'''
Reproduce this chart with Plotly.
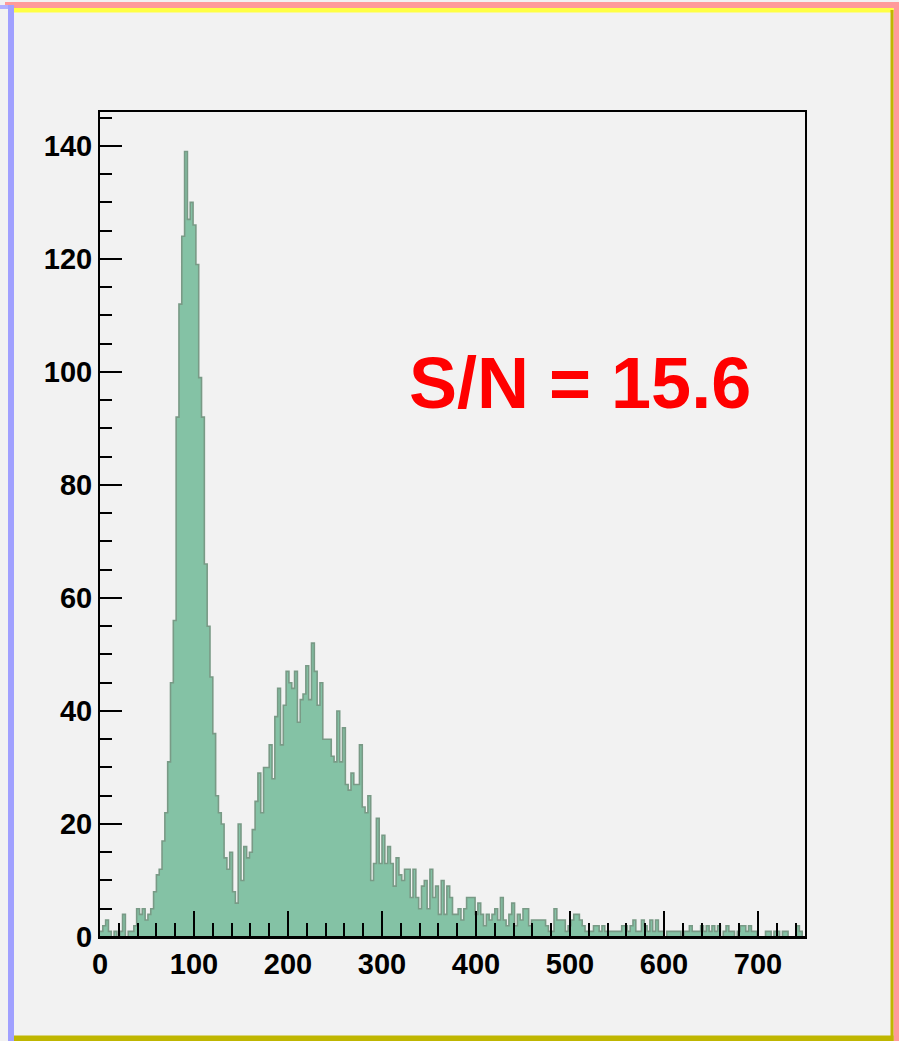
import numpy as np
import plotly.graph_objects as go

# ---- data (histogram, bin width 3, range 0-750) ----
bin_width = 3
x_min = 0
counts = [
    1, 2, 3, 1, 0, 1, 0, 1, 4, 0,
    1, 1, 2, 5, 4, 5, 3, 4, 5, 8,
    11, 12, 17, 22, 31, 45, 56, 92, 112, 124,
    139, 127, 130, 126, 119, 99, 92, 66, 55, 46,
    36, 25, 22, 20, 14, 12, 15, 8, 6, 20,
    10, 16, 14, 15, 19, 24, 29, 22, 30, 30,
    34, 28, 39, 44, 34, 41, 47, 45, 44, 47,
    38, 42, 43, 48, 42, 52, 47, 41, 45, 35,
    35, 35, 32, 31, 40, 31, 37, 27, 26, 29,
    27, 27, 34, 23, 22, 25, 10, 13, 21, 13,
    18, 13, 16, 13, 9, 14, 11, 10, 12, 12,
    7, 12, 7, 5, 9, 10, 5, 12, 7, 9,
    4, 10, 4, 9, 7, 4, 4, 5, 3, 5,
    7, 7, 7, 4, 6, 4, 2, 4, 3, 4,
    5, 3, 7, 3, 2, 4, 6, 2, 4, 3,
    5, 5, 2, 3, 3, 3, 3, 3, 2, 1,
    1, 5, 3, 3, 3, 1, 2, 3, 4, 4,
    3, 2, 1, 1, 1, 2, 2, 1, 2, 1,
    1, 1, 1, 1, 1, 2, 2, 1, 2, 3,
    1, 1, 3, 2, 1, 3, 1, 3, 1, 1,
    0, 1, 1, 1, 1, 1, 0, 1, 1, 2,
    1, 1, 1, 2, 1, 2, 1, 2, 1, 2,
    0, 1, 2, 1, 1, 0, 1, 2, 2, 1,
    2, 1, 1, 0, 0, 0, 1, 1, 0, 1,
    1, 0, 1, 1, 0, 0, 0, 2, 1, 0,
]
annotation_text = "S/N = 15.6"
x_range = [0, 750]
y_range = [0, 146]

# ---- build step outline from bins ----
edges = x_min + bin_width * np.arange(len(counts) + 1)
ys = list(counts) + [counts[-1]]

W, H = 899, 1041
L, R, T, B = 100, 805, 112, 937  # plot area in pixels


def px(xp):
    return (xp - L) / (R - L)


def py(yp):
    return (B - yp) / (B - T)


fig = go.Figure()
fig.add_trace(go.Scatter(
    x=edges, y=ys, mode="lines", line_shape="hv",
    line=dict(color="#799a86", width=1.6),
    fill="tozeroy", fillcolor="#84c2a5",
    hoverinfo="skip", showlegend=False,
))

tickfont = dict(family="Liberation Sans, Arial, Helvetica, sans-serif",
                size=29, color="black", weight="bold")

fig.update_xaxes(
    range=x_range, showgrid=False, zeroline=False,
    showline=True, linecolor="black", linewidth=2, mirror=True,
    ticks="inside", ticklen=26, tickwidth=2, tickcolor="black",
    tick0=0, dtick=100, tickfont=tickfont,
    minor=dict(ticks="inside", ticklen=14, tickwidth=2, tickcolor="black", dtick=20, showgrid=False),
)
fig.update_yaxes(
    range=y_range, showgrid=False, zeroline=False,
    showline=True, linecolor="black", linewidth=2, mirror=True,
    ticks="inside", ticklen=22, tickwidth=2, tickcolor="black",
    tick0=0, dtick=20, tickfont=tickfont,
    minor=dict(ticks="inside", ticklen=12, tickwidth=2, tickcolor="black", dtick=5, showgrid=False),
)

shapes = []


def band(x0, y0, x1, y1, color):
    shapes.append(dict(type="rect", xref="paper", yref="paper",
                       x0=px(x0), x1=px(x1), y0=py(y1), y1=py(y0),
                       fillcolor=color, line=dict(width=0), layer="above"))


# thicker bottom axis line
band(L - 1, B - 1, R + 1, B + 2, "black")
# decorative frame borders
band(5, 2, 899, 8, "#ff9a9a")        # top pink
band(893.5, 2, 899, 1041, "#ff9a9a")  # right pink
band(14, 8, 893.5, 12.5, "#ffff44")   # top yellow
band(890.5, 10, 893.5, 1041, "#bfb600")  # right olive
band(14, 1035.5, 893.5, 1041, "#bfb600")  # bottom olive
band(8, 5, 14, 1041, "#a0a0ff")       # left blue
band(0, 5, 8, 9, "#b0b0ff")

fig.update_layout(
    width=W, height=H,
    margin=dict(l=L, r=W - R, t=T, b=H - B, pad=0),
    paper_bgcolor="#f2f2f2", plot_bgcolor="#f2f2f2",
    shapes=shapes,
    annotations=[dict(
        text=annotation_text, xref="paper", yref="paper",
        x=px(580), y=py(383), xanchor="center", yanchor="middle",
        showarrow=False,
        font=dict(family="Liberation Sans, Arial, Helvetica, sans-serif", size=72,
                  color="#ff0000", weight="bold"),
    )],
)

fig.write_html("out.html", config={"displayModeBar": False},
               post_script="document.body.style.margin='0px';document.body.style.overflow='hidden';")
'''
- Goal: Omit each picture, then return all of the listing exactly as it stands.

- Solution:
Reproduce this chart with Plotly.
import numpy as np
import plotly.graph_objects as go

# ---- data (histogram, bin width 3, range 0-750) ----
bin_width = 3
x_min = 0
counts = [
    1, 2, 3, 1, 0, 1, 0, 1, 4, 0,
    1, 1, 2, 5, 4, 5, 3, 4, 5, 8,
    11, 12, 17, 22, 31, 45, 56, 92, 112, 124,
    139, 127, 130, 126, 119, 99, 92, 66, 55, 46,
    36, 25, 22, 20, 14, 12, 15, 8, 6, 20,
    10, 16, 14, 15, 19, 24, 29, 22, 30, 30,
    34, 28, 39, 44, 34, 41, 47, 45, 44, 47,
    38, 42, 43, 48, 42, 52, 47, 41, 45, 35,
    35, 35, 32, 31, 40, 31, 37, 27, 26, 29,
    27, 27, 34, 23, 22, 25, 10, 13, 21, 13,
    18, 13, 16, 13, 9, 14, 11, 10, 12, 12,
    7, 12, 7, 5, 9, 10, 5, 12, 7, 9,
    4, 10, 4, 9, 7, 4, 4, 5, 3, 5,
    7, 7, 7, 4, 6, 4, 2, 4, 3, 4,
    5, 3, 7, 3, 2, 4, 6, 2, 4, 3,
    5, 5, 2, 3, 3, 3, 3, 3, 2, 1,
    1, 5, 3, 3, 3, 1, 2, 3, 4, 4,
    3, 2, 1, 1, 1, 2, 2, 1, 2, 1,
    1, 1, 1, 1, 1, 2, 2, 1, 2, 3,
    1, 1, 3, 2, 1, 3, 1, 3, 1, 1,
    0, 1, 1, 1, 1, 1, 0, 1, 1, 2,
    1, 1, 1, 2, 1, 2, 1, 2, 1, 2,
    0, 1, 2, 1, 1, 0, 1, 2, 2, 1,
    2, 1, 1, 0, 0, 0, 1, 1, 0, 1,
    1, 0, 1, 1, 0, 0, 0, 2, 1, 0,
]
annotation_text = "S/N = 15.6"
x_range = [0, 750]
y_range = [0, 146]

# ---- build step outline from bins ----
edges = x_min + bin_width * np.arange(len(counts) + 1)
ys = list(counts) + [counts[-1]]

W, H = 899, 1041
L, R, T, B = 100, 805, 112, 937  # plot area in pixels


def px(xp):
    return (xp - L) / (R - L)


def py(yp):
    return (B - yp) / (B - T)


fig = go.Figure()
fig.add_trace(go.Scatter(
    x=edges, y=ys, mode="lines", line_shape="hv",
    line=dict(color="#799a86", width=1.6),
    fill="tozeroy", fillcolor="#84c2a5",
    hoverinfo="skip", showlegend=False,
))

tickfont = dict(family="Liberation Sans, Arial, Helvetica, sans-serif",
                size=29, color="black", weight="bold")

fig.update_xaxes(
    range=x_range, showgrid=False, zeroline=False,
    showline=True, linecolor="black", linewidth=2, mirror=True,
    ticks="inside", ticklen=26, tickwidth=2, tickcolor="black",
    tick0=0, dtick=100, tickfont=tickfont,
    minor=dict(ticks="inside", ticklen=14, tickwidth=2, tickcolor="black", dtick=20, showgrid=False),
)
fig.update_yaxes(
    range=y_range, showgrid=False, zeroline=False,
    showline=True, linecolor="black", linewidth=2, mirror=True,
    ticks="inside", ticklen=22, tickwidth=2, tickcolor="black",
    tick0=0, dtick=20, tickfont=tickfont,
    minor=dict(ticks="inside", ticklen=12, tickwidth=2, tickcolor="black", dtick=5, showgrid=False),
)

shapes = []


def band(x0, y0, x1, y1, color):
    shapes.append(dict(type="rect", xref="paper", yref="paper",
                       x0=px(x0), x1=px(x1), y0=py(y1), y1=py(y0),
                       fillcolor=color, line=dict(width=0), layer="above"))


# thicker bottom axis line
band(L - 1, B - 1, R + 1, B + 2, "black")
# decorative frame borders
band(5, 2, 899, 8, "#ff9a9a")        # top pink
band(893.5, 2, 899, 1041, "#ff9a9a")  # right pink
band(14, 8, 893.5, 12.5, "#ffff44")   # top yellow
band(890.5, 10, 893.5, 1041, "#bfb600")  # right olive
band(14, 1035.5, 893.5, 1041, "#bfb600")  # bottom olive
band(8, 5, 14, 1041, "#a0a0ff")       # left blue
band(0, 5, 8, 9, "#b0b0ff")

fig.update_layout(
    width=W, height=H,
    margin=dict(l=L, r=W - R, t=T, b=H - B, pad=0),
    paper_bgcolor="#f2f2f2", plot_bgcolor="#f2f2f2",
    shapes=shapes,
    annotations=[dict(
        text=annotation_text, xref="paper", yref="paper",
        x=px(580), y=py(383), xanchor="center", yanchor="middle",
        showarrow=False,
        font=dict(family="Liberation Sans, Arial, Helvetica, sans-serif", size=72,
                  color="#ff0000", weight="bold"),
    )],
)

fig.write_html("out.html", config={"displayModeBar": False},
               post_script="document.body.style.margin='0px';document.body.style.overflow='hidden';")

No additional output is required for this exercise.